Phillip J. Wiese advises and defends clients in the complex and evolving privacy and cybersecurity landscape. He assists forward thinking, innovative companies across various industries, including technology, retail, and healthcare, in navigating issues such as facial recognition, biometrics, wiretapping, artificial intelligence, and website cookies. Phillip is a skilled litigator, adept at practicing in US federal and state courts through each phase of litigation, from pre-trial strategy assessments to trial and appeals.

Phillip regularly advises technology and retail clients on compliance with data privacy and cybersecurity requirements, information security policies, and incident response plans. He is well-versed on the California Consumer Privacy Act (CCPA) and similar US state privacy laws; the California Invasion of Privacy Act (CIPA); the Video Privacy Protection Act (VPPA); the Illinois Biometric Information Privacy Act (BIPA); state data breach notification laws; and other state and federal laws in the ever-changing privacy landscape. Phillip works with his clients to develop creative approaches to resolve these privacy matters. While he is skilled at counseling clients through legal issues and advocating for favorable settlements, he is equally comfortable taking cases to trial when the circumstances merit.

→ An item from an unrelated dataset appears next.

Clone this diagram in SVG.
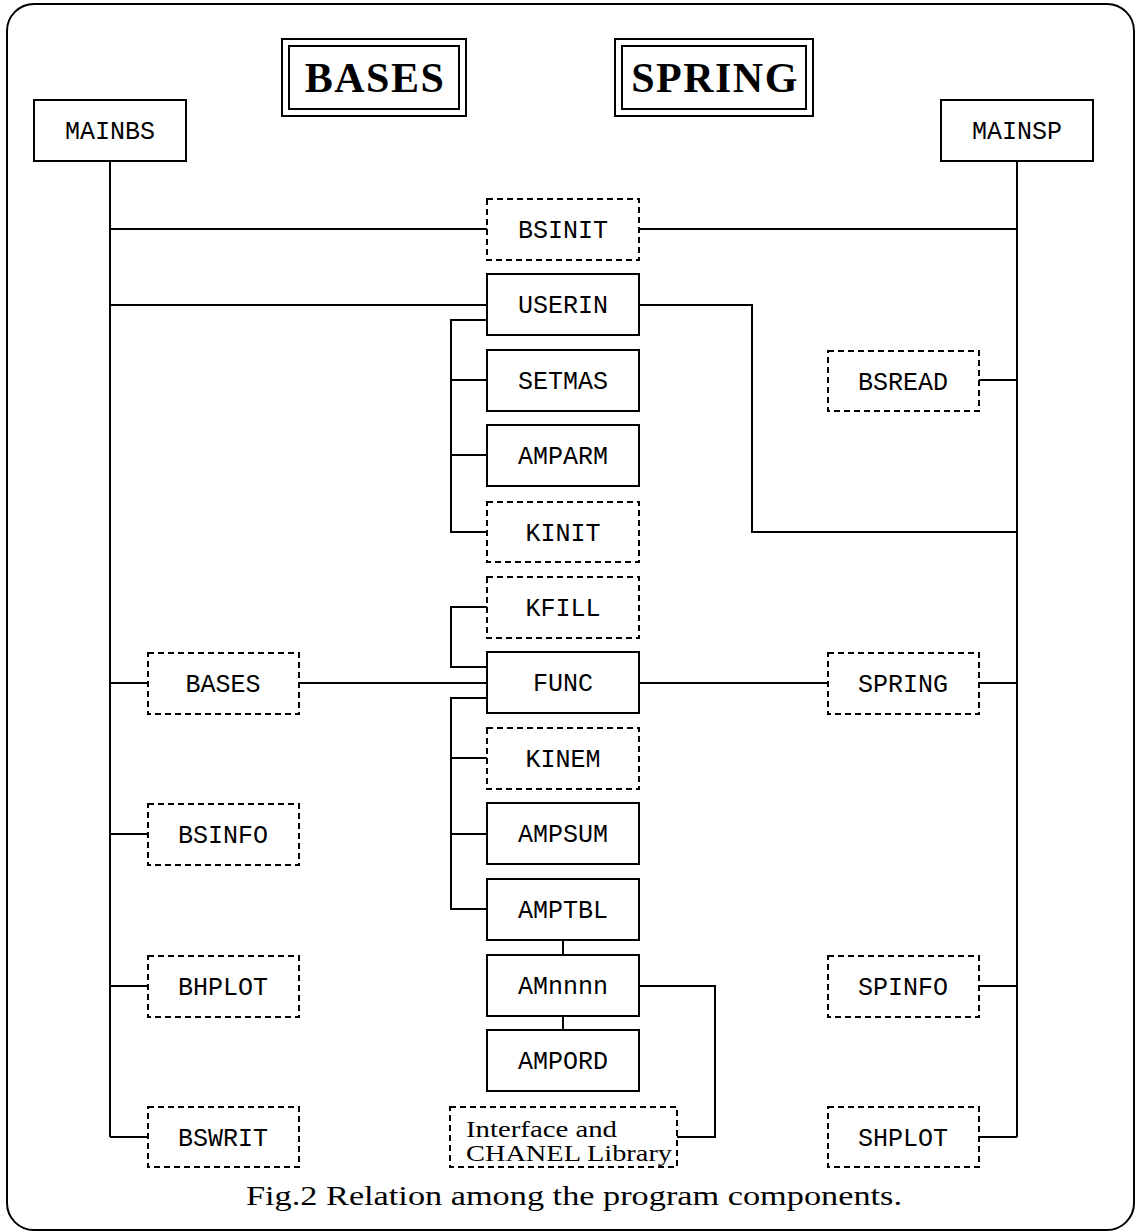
<svg xmlns="http://www.w3.org/2000/svg" width="1136" height="1232" viewBox="0 0 1136 1232">
<style>
.b{fill:#fff;stroke:#000;stroke-width:2}
.d{fill:#fff;stroke:#000;stroke-width:2;stroke-dasharray:6 4}
.t{font-family:"Liberation Mono","DejaVu Sans Mono",monospace;font-size:25px;text-anchor:middle;fill:#000}
.h{font-family:"Liberation Serif","Times New Roman",serif;font-size:42px;font-weight:bold;text-anchor:middle;letter-spacing:1.5px;fill:#000}
.s{font-family:"Liberation Serif","Times New Roman",serif;fill:#000}
#conn path{fill:none;stroke:#000;stroke-width:2}
</style>
<rect x="7" y="4" width="1127" height="1226" rx="27" ry="27" fill="#fff" stroke="#000" stroke-width="2"/>
<g id="conn">
<path d="M110 161V1137M1017 161V1137"/>
<path d="M110 229H487M639 229H1017"/>
<path d="M110 305H487M639 305H752V532H1017"/>
<path d="M487 320H451V532H487M451 380H487M451 455H487"/>
<path d="M979 380H1017"/>
<path d="M487 607H451V667H487"/>
<path d="M299 683H487M639 683H828M979 683H1017"/>
<path d="M110 683H148M110 834H148M110 986H148M110 1137H148"/>
<path d="M487 698H451V909H487M451 758H487M451 834H487"/>
<path d="M563 940V955M563 1016V1030"/>
<path d="M639 986H715V1137H677"/>
<path d="M979 986H1017M979 1137H1017"/>
</g>
<g id="title-bases"><rect class="b" x="282" y="39" width="184" height="77"/><rect class="b" x="289" y="46" width="170" height="63"/><text class="h" x="375" y="92">BASES</text></g>
<g id="title-spring"><rect class="b" x="615" y="39" width="198" height="77"/><rect class="b" x="622" y="46" width="184" height="63"/><text class="h" x="715" y="92">SPRING</text></g>
<g id="mainbs"><rect class="b" x="34" y="100" width="152" height="61"/><text class="t" x="110" y="139">MAINBS</text></g>
<g id="mainsp"><rect class="b" x="941" y="100" width="152" height="61"/><text class="t" x="1017" y="139">MAINSP</text></g>
<g id="bsinit"><rect class="d" x="487" y="199" width="152" height="61"/><text class="t" x="563" y="238">BSINIT</text></g>
<g id="userin"><rect class="b" x="487" y="274" width="152" height="61"/><text class="t" x="563" y="313">USERIN</text></g>
<g id="setmas"><rect class="b" x="487" y="350" width="152" height="61"/><text class="t" x="563" y="389">SETMAS</text></g>
<g id="amparm"><rect class="b" x="487" y="425" width="152" height="61"/><text class="t" x="563" y="464">AMPARM</text></g>
<g id="kinit"><rect class="d" x="487" y="502" width="152" height="60"/><text class="t" x="563" y="541">KINIT</text></g>
<g id="kfill"><rect class="d" x="487" y="577" width="152" height="61"/><text class="t" x="563" y="616">KFILL</text></g>
<g id="func"><rect class="b" x="487" y="652" width="152" height="61"/><text class="t" x="563" y="691">FUNC</text></g>
<g id="kinem"><rect class="d" x="487" y="728" width="152" height="61"/><text class="t" x="563" y="767">KINEM</text></g>
<g id="ampsum"><rect class="b" x="487" y="803" width="152" height="61"/><text class="t" x="563" y="842">AMPSUM</text></g>
<g id="amptbl"><rect class="b" x="487" y="879" width="152" height="61"/><text class="t" x="563" y="918">AMPTBL</text></g>
<g id="amnnnn"><rect class="b" x="487" y="955" width="152" height="61"/><text class="t" x="563" y="994">AMnnnn</text></g>
<g id="ampord"><rect class="b" x="487" y="1030" width="152" height="61"/><text class="t" x="563" y="1069">AMPORD</text></g>
<g id="interface"><rect class="d" x="450" y="1107" width="227" height="60"/><text class="s" x="466" y="1137" font-size="24" textLength="151" lengthAdjust="spacingAndGlyphs">Interface and</text><text class="s" x="466" y="1161" font-size="24" textLength="206" lengthAdjust="spacingAndGlyphs">CHANEL Library</text></g>
<g id="bases"><rect class="d" x="148" y="653" width="151" height="61"/><text class="t" x="223" y="692">BASES</text></g>
<g id="bsinfo"><rect class="d" x="148" y="804" width="151" height="61"/><text class="t" x="223" y="843">BSINFO</text></g>
<g id="bhplot"><rect class="d" x="148" y="956" width="151" height="61"/><text class="t" x="223" y="995">BHPLOT</text></g>
<g id="bswrit"><rect class="d" x="148" y="1107" width="151" height="60"/><text class="t" x="223" y="1146">BSWRIT</text></g>
<g id="bsread"><rect class="d" x="828" y="351" width="151" height="60"/><text class="t" x="903" y="390">BSREAD</text></g>
<g id="spring"><rect class="d" x="828" y="653" width="151" height="61"/><text class="t" x="903" y="692">SPRING</text></g>
<g id="spinfo"><rect class="d" x="828" y="956" width="151" height="61"/><text class="t" x="903" y="995">SPINFO</text></g>
<g id="shplot"><rect class="d" x="828" y="1107" width="151" height="60"/><text class="t" x="903" y="1146">SHPLOT</text></g>
<text class="s" x="246" y="1205" font-size="28" textLength="656" lengthAdjust="spacingAndGlyphs">Fig.2 Relation among the program components.</text>
</svg>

Phillip is a Certified Information Privacy Professional (CIPP/US) with the International Association of Privacy Professionals. He is also a member of the firm’s privacy and cybersecurity practice, as well as its class action working group. Additionally, he routinely writes on recent data privacy and CCPA developments.

Phillip has an active and wide-ranging pro bono practice. He helped a transgender inmate secure the first-in-the-country sex reassignment surgery and worked with the ACLU to support indigent criminal defense in counties across California.

While in law school, Phillip served as a judicial extern for Judge Virginia M. Kendall in the Northern District of Illinois. He was a journalist at a community newspaper before he attended law school.